╭─ Input material
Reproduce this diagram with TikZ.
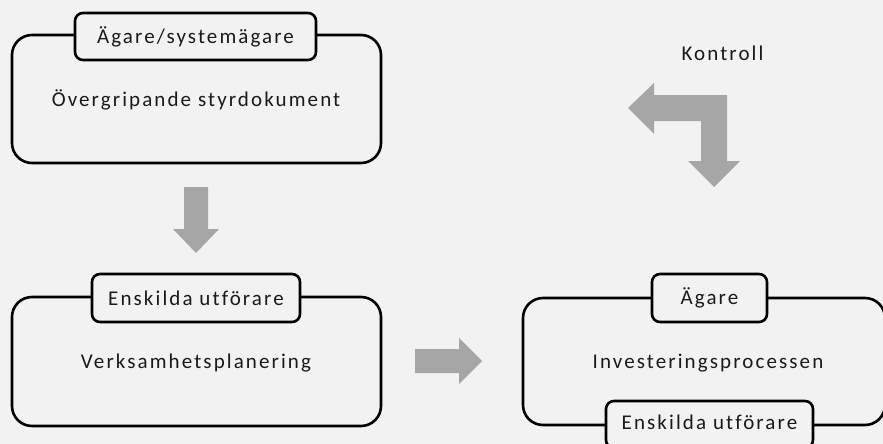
\documentclass[tikz,border=0pt]{standalone}
\usepackage{fontspec}
\setmainfont{Carlito}[LetterSpace=10, Ligatures=NoCommon]
\definecolor{bg}{HTML}{F2F2F2}
\definecolor{arr}{HTML}{A6A6A6}
\definecolor{txt}{HTML}{1A1A1A}
\begin{document}
\begin{tikzpicture}[x=1pt,y=-1pt,
  bigbox/.style={draw=black, line width=2.6pt, rounded corners=20pt, fill=bg, inner sep=0pt},
  tagbox/.style={draw=black, line width=2.6pt, rounded corners=8pt, fill=bg, inner sep=0pt},
  lbl/.style={font=\fontsize{21}{25}\selectfont, text=txt, inner sep=0pt},
  blockarrow/.style={fill=arr, draw=none}]
\fill[bg] (0,0) rectangle (883,444);
\useasboundingbox (0,0) rectangle (883,444);
\begin{scope}
\clip (0,0) rectangle (883,444);
% box 1
\node[bigbox, minimum width=369pt, minimum height=128pt] (b1) at (196.5,99) {};
\node[tagbox, minimum width=241pt, minimum height=47pt] (t1) at (195.5,36.5) {};
\node[lbl] (t1l) at (t1.center) {Ägare/systemägare};
\node[lbl] (b1l) at (196,100) {Övergripande styrdokument};
% box 2
\node[bigbox, minimum width=369pt, minimum height=129pt] (b2) at (196.5,361.5) {};
\node[tagbox, minimum width=208pt, minimum height=48pt] (t2) at (196,298) {};
\node[lbl] (t2l) at (t2.center) {Enskilda utförare};
\node[lbl] (b2l) at (196,363) {Verksamhetsplanering};
% box 3
\node[bigbox, minimum width=362pt, minimum height=127pt] (b3) at (704,361.5) {};
\node[tagbox, minimum width=115pt, minimum height=48pt] (t3) at (709.5,298) {};
\node[lbl] (t3l) at (t3.center) {Ägare};
\node[tagbox, minimum width=207pt, minimum height=47pt] (t4) at (709.5,424.5) {};
\node[lbl] (t4l) at (709.5,422) {Enskilda utförare};
\node[lbl] (b3l) at (708,363) {Investeringsprocessen};
\end{scope}
% Kontroll
\node[lbl] (k) at (722.5,53) {Kontroll};
% down arrow
\fill[blockarrow] (184,187) -- (208,187) -- (208,229) -- (219,229) -- (196,253) -- (173,229) -- (184,229) -- cycle;
% right arrow
\fill[blockarrow] (415,349) -- (459,349) -- (459,338) -- (482,361) -- (459,384) -- (459,373) -- (415,373) -- cycle;
% bent arrow
\fill[blockarrow] (628,108) -- (654,83) -- (654,95) -- (727,95) -- (727,161) -- (740,161) -- (714,187) -- (688,161) -- (701,161) -- (701,121) -- (654,121) -- (654,134) -- cycle;
\end{tikzpicture}
\end{document}
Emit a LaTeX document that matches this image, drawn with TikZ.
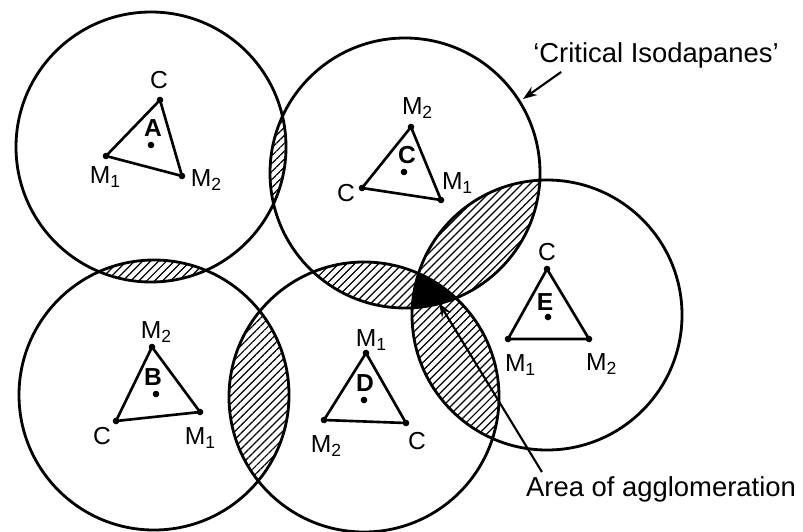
\documentclass[tikz,border=0pt]{standalone}
\usepackage{fontspec}
\setmainfont{Liberation Sans}
\usetikzlibrary{patterns.meta,arrows.meta}

\tikzset{
  isoline/.style={line width=0.8pt},
  tri/.style={line width=0.75pt, line join=round},
  hatch/.style={pattern={Lines[angle=45,distance=1.6pt,line width=0.35pt]}},
  vlbl/.style={font=\fontsize{7}{8}\selectfont, inner sep=0pt},
  plbl/.style={font=\fontsize{7}{8}\selectfont\bfseries, inner sep=0pt},
  note/.style={font=\fontsize{7.8}{9}\selectfont, inner sep=1pt},
  pointer/.style={line width=0.6pt, -{Stealth[length=1.4mm,width=1mm]}},
}
\def\rad{13.5mm}

\begin{document}
\begin{tikzpicture}[x=0.1mm,y=-0.1mm]
        \useasboundingbox (0,0) rectangle (803,531);

        % centres of the critical isodapanes
        \foreach \n/\x/\y in {A/151/147, B/154/395, C/405/173, D/364/397, E/547/315}
          \coordinate (\n) at (\x,\y);

        % hatched overlaps
        \foreach \p/\q in {A/B, A/C, B/D, C/D, C/E, D/E} {
          \begin{scope}
            \clip (\p) circle[radius=\rad];
            \fill[hatch] (\q) circle[radius=\rad];
          \end{scope}
        }
        % area of agglomeration
        \begin{scope}
          \clip (C) circle[radius=\rad];
          \clip (D) circle[radius=\rad];
          \fill (E) circle[radius=\rad];
        \end{scope}

        \foreach \n in {A,B,C,D,E}
          \draw[isoline] (\n) circle[radius=\rad];

        % locational triangles
        \coordinate (A-c) at (160,100);  \coordinate (A-m1) at (106,156);
        \coordinate (A-m2) at (182,176); \coordinate (A-p) at (151,145);
        \coordinate (B-c) at (116,421);  \coordinate (B-m1) at (200,412);
        \coordinate (B-m2) at (152,347); \coordinate (B-p) at (156,394);
        \coordinate (C-c) at (362,188);  \coordinate (C-m1) at (441,200);
        \coordinate (C-m2) at (411,127); \coordinate (C-p) at (404,172);
        \coordinate (D-c) at (406,423);  \coordinate (D-m1) at (366,353);
        \coordinate (D-m2) at (324,420); \coordinate (D-p) at (364,400);
        \coordinate (E-c) at (547,269);  \coordinate (E-m1) at (508,339);
        \coordinate (E-m2) at (589,339); \coordinate (E-p) at (548,317);

        \foreach \t in {A,B,C,D,E} {
          \draw[tri] (\t-c) -- (\t-m1) -- (\t-m2) -- cycle;
          \foreach \v in {c,m1,m2,p}
            \fill (\t-\v) circle[radius=3.3];
        }

        \node[vlbl] (A-lc) at (159,80) {C};
        \node[vlbl] (A-lm1) at (106,177) {M\textsubscript{1}};
        \node[vlbl] (A-lm2) at (207,180) {M\textsubscript{2}};
        \node[plbl] (A-lp) at (153,128) {A};

        \node[vlbl] (B-lc) at (102,436) {C};
        \node[vlbl] (B-lm1) at (201,438) {M\textsubscript{1}};
        \node[vlbl] (B-lm2) at (157,332) {M\textsubscript{2}};
        \node[plbl] (B-lp) at (153,377) {B};

        \node[vlbl] (C-lc) at (346,193) {C};
        \node[vlbl] (C-lm1) at (458,183) {M\textsubscript{1}};
        \node[vlbl] (C-lm2) at (418,108) {M\textsubscript{2}};
        \node[plbl] (C-lp) at (407,155) {C};

        \node[vlbl] (D-lc) at (417,441) {C};
        \node[vlbl] (D-lm1) at (372,340) {M\textsubscript{1}};
        \node[vlbl] (D-lm2) at (327,446) {M\textsubscript{2}};
        \node[plbl] (D-lp) at (365,383) {D};

        \node[vlbl] (E-lc) at (547,252) {C};
        \node[vlbl] (E-lm1) at (521,365) {M\textsubscript{1}};
        \node[vlbl] (E-lm2) at (602,364) {M\textsubscript{2}};
        \node[plbl] (E-lp) at (545,302) {E};

        % annotations
        \node[note] (crit) at (656,55) {‘Critical Isodapanes’};
        \coordinate (isotip) at (523,99);
        \draw[pointer] ([xshift=3.2mm]crit.south west) -- (isotip);

        \node[note] (agg) at (661,489) {Area of agglomeration};
        \coordinate (aggtip) at (439,303);
        \draw[pointer] ([xshift=2mm]agg.north west) -- (aggtip);
      \end{tikzpicture}
\end{document}
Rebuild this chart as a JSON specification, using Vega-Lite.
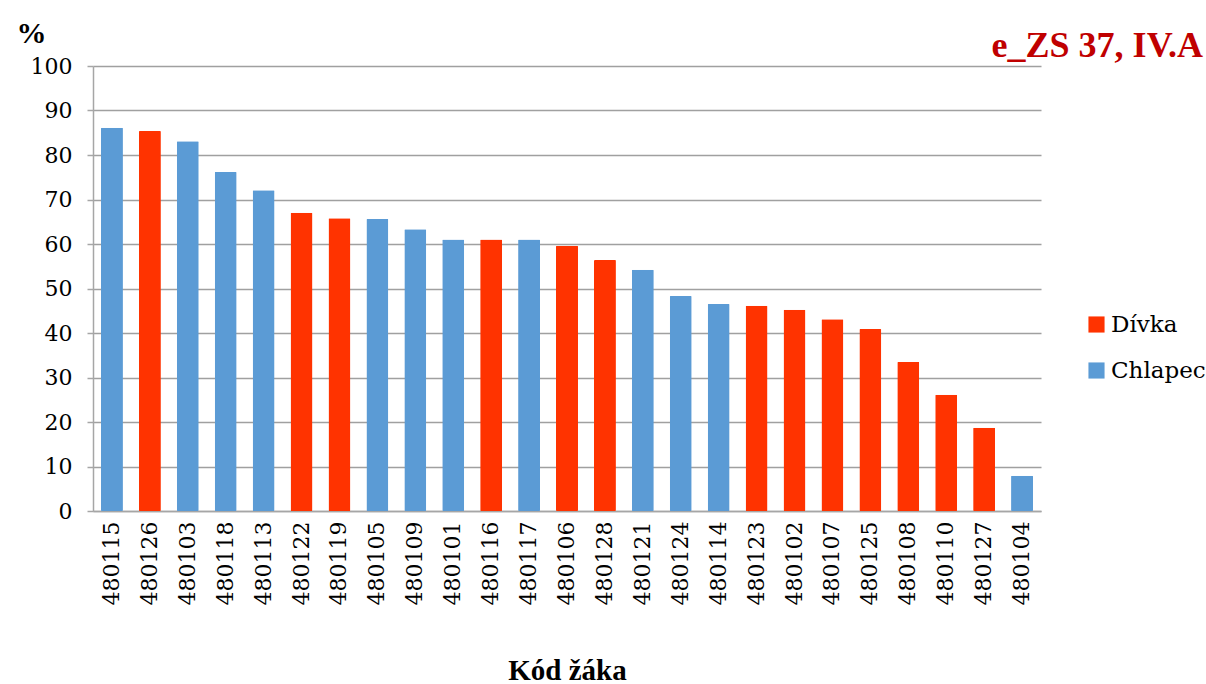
{
  "$schema": "https://vega.github.io/schema/vega-lite/v6.json",
  "autosize": "none",
  "width": 948,
  "height": 445,
  "padding": {"left": 93, "top": 66, "right": 165, "bottom": 173},
  "background": "white",
  "title": {
    "text": "e_ZS 37, IV.A",
    "anchor": "end",
    "frame": "group",
    "dx": 162,
    "dy": 91,
    "offset": 8,
    "font": "Liberation Serif",
    "fontSize": 36,
    "fontWeight": "bold",
    "color": "#C00000",
    "baseline": "bottom"
  },
  "data": {
    "values": [
      {"kod": "480115", "pohlavi": "Chlapec", "procenta": 86.1},
      {"kod": "480126", "pohlavi": "Dívka", "procenta": 85.4},
      {"kod": "480103", "pohlavi": "Chlapec", "procenta": 83.1},
      {"kod": "480118", "pohlavi": "Chlapec", "procenta": 76.2},
      {"kod": "480113", "pohlavi": "Chlapec", "procenta": 72.1},
      {"kod": "480122", "pohlavi": "Dívka", "procenta": 67.0},
      {"kod": "480119", "pohlavi": "Dívka", "procenta": 65.8},
      {"kod": "480105", "pohlavi": "Chlapec", "procenta": 65.6},
      {"kod": "480109", "pohlavi": "Chlapec", "procenta": 63.3},
      {"kod": "480101", "pohlavi": "Chlapec", "procenta": 61.0},
      {"kod": "480116", "pohlavi": "Dívka", "procenta": 61.0},
      {"kod": "480117", "pohlavi": "Chlapec", "procenta": 61.0},
      {"kod": "480106", "pohlavi": "Dívka", "procenta": 59.6},
      {"kod": "480128", "pohlavi": "Dívka", "procenta": 56.4},
      {"kod": "480121", "pohlavi": "Chlapec", "procenta": 54.2},
      {"kod": "480124", "pohlavi": "Chlapec", "procenta": 48.3},
      {"kod": "480114", "pohlavi": "Chlapec", "procenta": 46.5},
      {"kod": "480123", "pohlavi": "Dívka", "procenta": 46.1},
      {"kod": "480102", "pohlavi": "Dívka", "procenta": 45.2},
      {"kod": "480107", "pohlavi": "Dívka", "procenta": 43.1},
      {"kod": "480125", "pohlavi": "Dívka", "procenta": 40.9},
      {"kod": "480108", "pohlavi": "Dívka", "procenta": 33.5},
      {"kod": "480110", "pohlavi": "Dívka", "procenta": 26.1},
      {"kod": "480127", "pohlavi": "Dívka", "procenta": 18.7},
      {"kod": "480104", "pohlavi": "Chlapec", "procenta": 7.9}
    ]
  },
  "mark": {"type": "bar", "cornerRadius": 1},
  "encoding": {
    "x": {
      "field": "kod",
      "type": "nominal",
      "sort": null,
      "scale": {"paddingInner": 0.42, "paddingOuter": 0.21},
      "axis": {
        "title": "Kód žáka",
        "titleFont": "Liberation Serif",
        "titleFontSize": 29,
        "titleFontWeight": "bold",
        "titleColor": "black",
        "titleY": 168,
        "titleBaseline": "alphabetic",
        "labelAngle": -90,
        "labelAlign": "right",
        "labelBaseline": "middle",
        "labelFont": "DejaVu Serif",
        "labelFontSize": 22,
        "labelColor": "black",
        "labelPadding": 10,
        "ticks": false,
        "domainColor": "#a6a6a6",
        "domainWidth": 1.5,
        "grid": false
      }
    },
    "y": {
      "field": "procenta",
      "type": "quantitative",
      "scale": {"domain": [0, 100], "nice": false},
      "axis": {
        "title": "%",
        "titleFont": "Liberation Serif",
        "titleAngle": 0,
        "titleX": -62,
        "titleY": -33,
        "titleAlign": "center",
        "titleBaseline": "middle",
        "titleFontSize": 30,
        "titleFontWeight": "bold",
        "titleColor": "black",
        "values": [0, 10, 20, 30, 40, 50, 60, 70, 80, 90, 100],
        "labelFont": "DejaVu Serif",
        "labelFontSize": 22,
        "labelColor": "black",
        "labelPadding": 15,
        "tickSize": 6,
        "tickColor": "#a6a6a6",
        "tickWidth": 1.5,
        "domainColor": "#a6a6a6",
        "domainWidth": 1.5,
        "grid": true,
        "gridColor": "#a0a0a0",
        "gridWidth": 1.3
      }
    },
    "color": {
      "field": "pohlavi",
      "type": "nominal",
      "scale": {"domain": ["Dívka", "Chlapec"], "range": ["#FF3300", "#5B9BD5"]},
      "legend": {
        "title": null,
        "orient": "none",
        "legendX": 992,
        "legendY": 247,
        "symbolType": "square",
        "symbolSize": 260,
        "symbolStrokeWidth": 0,
        "labelFont": "DejaVu Serif",
        "labelFontSize": 23,
        "labelColor": "black",
        "labelOffset": 3,
        "rowPadding": 22
      }
    }
  },
  "config": {
    "view": {"stroke": null}
  }
}
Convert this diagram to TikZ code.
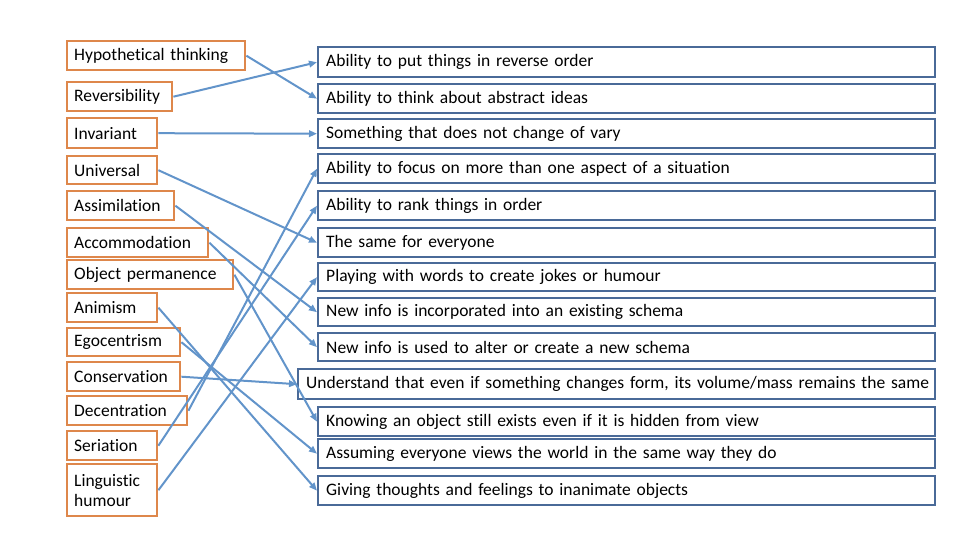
╰─
Copy every line that includes the string "this" from the material above.

Reproduce this diagram with TikZ.
Emit a LaTeX document that matches this image, drawn with TikZ.
Rebuild this chart as a JSON specification, using Vega-Lite.
Convert this diagram to TikZ code.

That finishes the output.